Campus food service provider Chartwells was challenged by the 2009 report to “increase the volume of local, organic, seasonal and fair-trade food supplied, vegetarian and vegan options, introduce bulk condiments and reduce overall waste by requiring tray-less dining and reusable containers on campus.”

There has been some improvement in these areas, with 21 per cent of Chartwells food coming from within 100 miles of Montreal, up from 11 per cent in 2008.

“I think the biggest steps [Chartwells] made is in reduction, but they have definitely started using more bulk stuff and they’ve started using compostable items,” said Shennib.
“Although not all of their utensils are compostable yet, I’ve been going and meeting with the Chartwells manager and making sure they get everything to move in that direction.”


Concordia is in the process of recladding the GM Building, work that will cut the building’s energy footprint by 40 per cent. The STARS framework advises all construction follow Leadership in Energy and Environmental Design (LEED) standards, which both the EV Building and PERFORM Centre are built to adhere to.

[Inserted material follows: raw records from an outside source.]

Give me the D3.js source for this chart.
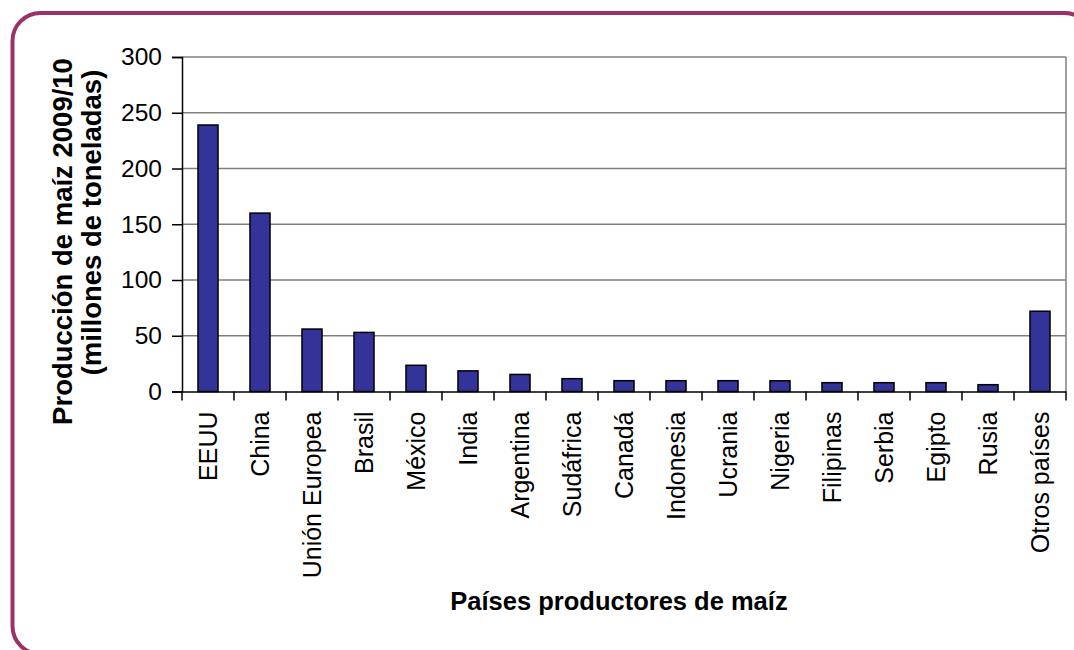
<!DOCTYPE html>
<html>
<head>
<meta charset="utf-8">
<script src="https://cdn.jsdelivr.net/npm/d3@7"></script>
<style>
  body { margin: 0; background: #fff; }
  svg { display: block; font-family: Arial, "Liberation Sans", sans-serif; }
</style>
</head>
<body>
<svg id="chart" width="1074" height="650"></svg>
<script>
// countries and production (millions of tonnes)
var paises = ["EEUU", "China", "Unión Europea", "Brasil", "México", "India", "Argentina",
  "Sudáfrica", "Canadá", "Indonesia", "Ucrania", "Nigeria", "Filipinas", "Serbia",
  "Egipto", "Rusia", "Otros países"];
var produccion = [239, 160, 56, 53, 23.5, 18.5, 15.3, 11.5, 9.7, 9.7, 9.7, 9.6, 7.9, 7.9, 7.9, 6.1, 72];
var yTicks = [0, 50, 100, 150, 200, 250, 300];

var svg = d3.select("#chart");

// rounded frame (runs off the right and bottom edges)
svg.append("rect")
  .attr("x", 12.5).attr("y", 13)
  .attr("width", 1080).attr("height", 641)
  .attr("rx", 28).attr("ry", 28)
  .attr("fill", "none")
  .attr("stroke", "#993366")
  .attr("stroke-width", 4);

var plotLeft = 182, plotRight = 1066, plotTop = 57, plotBottom = 391.5;

var x = d3.scaleBand()
  .domain(paises)
  .range([plotLeft, plotRight])
  .paddingInner(0.615)
  .paddingOuter(0.3075);

var y = d3.scaleLinear()
  .domain([0, 300])
  .range([plotBottom, plotTop]);

var g = svg.append("g");

// gridlines
g.selectAll("line.grid")
  .data(yTicks.filter(function(d) { return d > 0; }))
  .enter()
  .append("line")
  .attr("class", "grid")
  .attr("x1", plotLeft).attr("x2", plotRight)
  .attr("y1", function(d) { return y(d); })
  .attr("y2", function(d) { return y(d); })
  .attr("stroke", "#808080")
  .attr("stroke-width", 1.5);

// right border of plot area
g.append("line")
  .attr("x1", plotRight).attr("x2", plotRight)
  .attr("y1", y(300)).attr("y2", y(0))
  .attr("stroke", "#808080")
  .attr("stroke-width", 1.5);

// bars
g.selectAll("rect.bar")
  .data(paises)
  .enter()
  .append("rect")
  .attr("class", "bar")
  .attr("x", function(d) { return x(d); })
  .attr("width", x.bandwidth())
  .attr("y", function(d, i) { return y(produccion[i]); })
  .attr("height", function(d, i) { return y(0) - y(produccion[i]); })
  .attr("fill", "#333399")
  .attr("stroke", "#000")
  .attr("stroke-width", 1.5);

// y axis
var yAxis = g.append("g")
  .attr("transform", "translate(" + plotLeft + ",0)")
  .call(d3.axisLeft(y).tickValues(yTicks).tickSize(10).tickPadding(10));
yAxis.select(".domain").attr("stroke", "#000").attr("stroke-width", 1.5);
yAxis.selectAll(".tick line").attr("stroke", "#000").attr("stroke-width", 1.5);
yAxis.selectAll(".tick text")
  .attr("font-size", 24.5)
  .attr("fill", "#000")
  .style("font-family", "Arial, 'Liberation Sans', sans-serif");

// x axis (labels at band centres, ticks at band boundaries)
var xAxis = g.append("g")
  .attr("transform", "translate(0," + plotBottom + ")")
  .call(d3.axisBottom(x).tickSizeInner(0).tickSizeOuter(0).tickPadding(0));
xAxis.select(".domain").attr("stroke", "#000").attr("stroke-width", 1.5);
xAxis.selectAll(".tick text")
  .attr("font-size", 25)
  .attr("fill", "#000")
  .style("font-family", "Arial, 'Liberation Sans', sans-serif")
  .attr("transform", "rotate(-90)")
  .attr("text-anchor", "end")
  .attr("x", -20)
  .attr("y", 0)
  .attr("dy", "0.35em");

var bounds = paises.map(function(d) { return x(d) - (x.step() - x.bandwidth()) / 2; });
bounds.push(plotRight);
xAxis.selectAll("line.bound")
  .data(bounds)
  .enter()
  .append("line")
  .attr("class", "bound")
  .attr("x1", function(d) { return d; })
  .attr("x2", function(d) { return d; })
  .attr("y1", 0).attr("y2", 9)
  .attr("stroke", "#000")
  .attr("stroke-width", 1.5);

// axis titles
svg.append("text")
  .attr("transform", "translate(72,241.5) rotate(-90)")
  .attr("text-anchor", "middle")
  .attr("font-size", 27.5)
  .attr("font-weight", "bold")
  .text("Producción de maíz 2009/10");

svg.append("text")
  .attr("transform", "translate(101,222.5) rotate(-90)")
  .attr("text-anchor", "middle")
  .attr("font-size", 27.5)
  .attr("font-weight", "bold")
  .text("(millones de toneladas)");

svg.append("text")
  .attr("x", 619)
  .attr("y", 610)
  .attr("text-anchor", "middle")
  .attr("font-size", 25.5)
  .attr("font-weight", "bold")
  .text("Países productores de maíz");
</script>
</body>
</html>
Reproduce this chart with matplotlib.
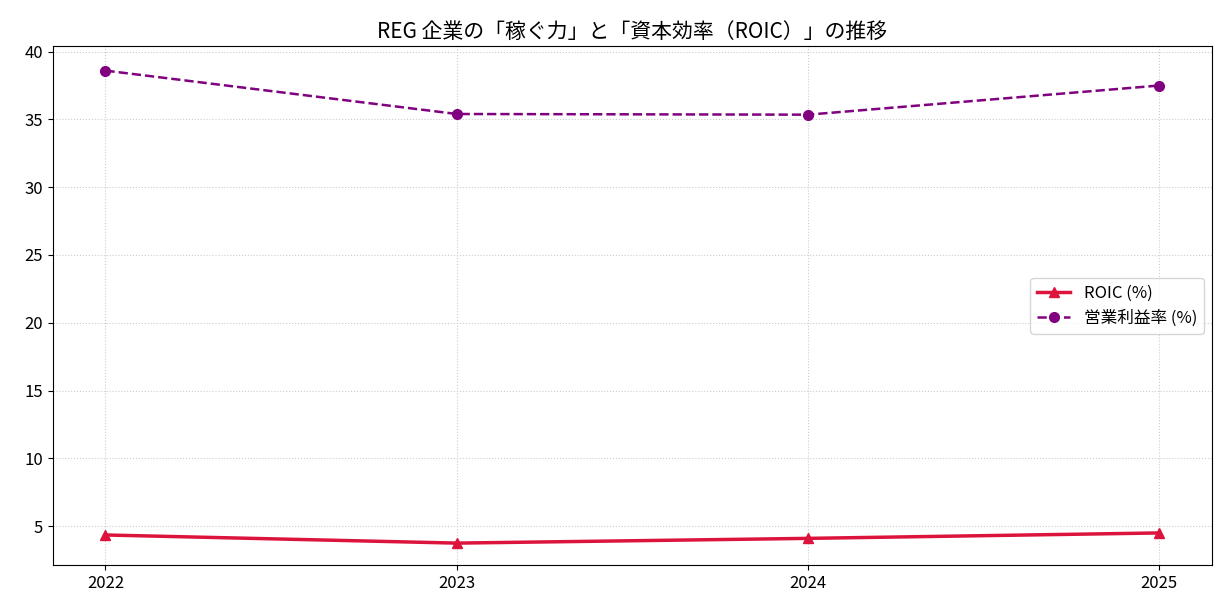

However, the buildings are not LEED-certified by a third party, and the new GE Building at Loyola was not built according to LEED specifications.

As for Allégo, Sustainable Concordia’s transit limb, the focus right now is on increasing student bike skills and resources. Funded by Facilities Management, Allégo has a number of projects on the go, including hosting workshops and increasing outdoor bike racks on campus.

Along with the Sir George Williams campus co-op Right to Move, Allégo is looking to expand their new co-op Le petit vélo rouge to Loyola, but there are still some hoops to jump through.

“Administration is cautious to give something so valuable in a campus with such restrictive space, so they have to understand where we come from and who we are before they give us something,” said Allégo coordinator Graham Bradley.

“It’s hard to coordinate, because administration can’t always share the details of what they’re doing because of contractual law.”

And therein lies the rub. It’s inevitable that it will take longer than sustainability champions would hope, but it may pick up as the image of sustainability becomes something prospective students care about.

Although the speed of all these changes may depend on cost, the last report suggests that the best work is done when students and governments are on the same page.

Ultimately, Concordia’s path to sustainability hinges on its ability to turn the findings of the report into action—thus the importance of the forthcoming report coming up with solutions for governance and student body to work together towards a more sustainable future.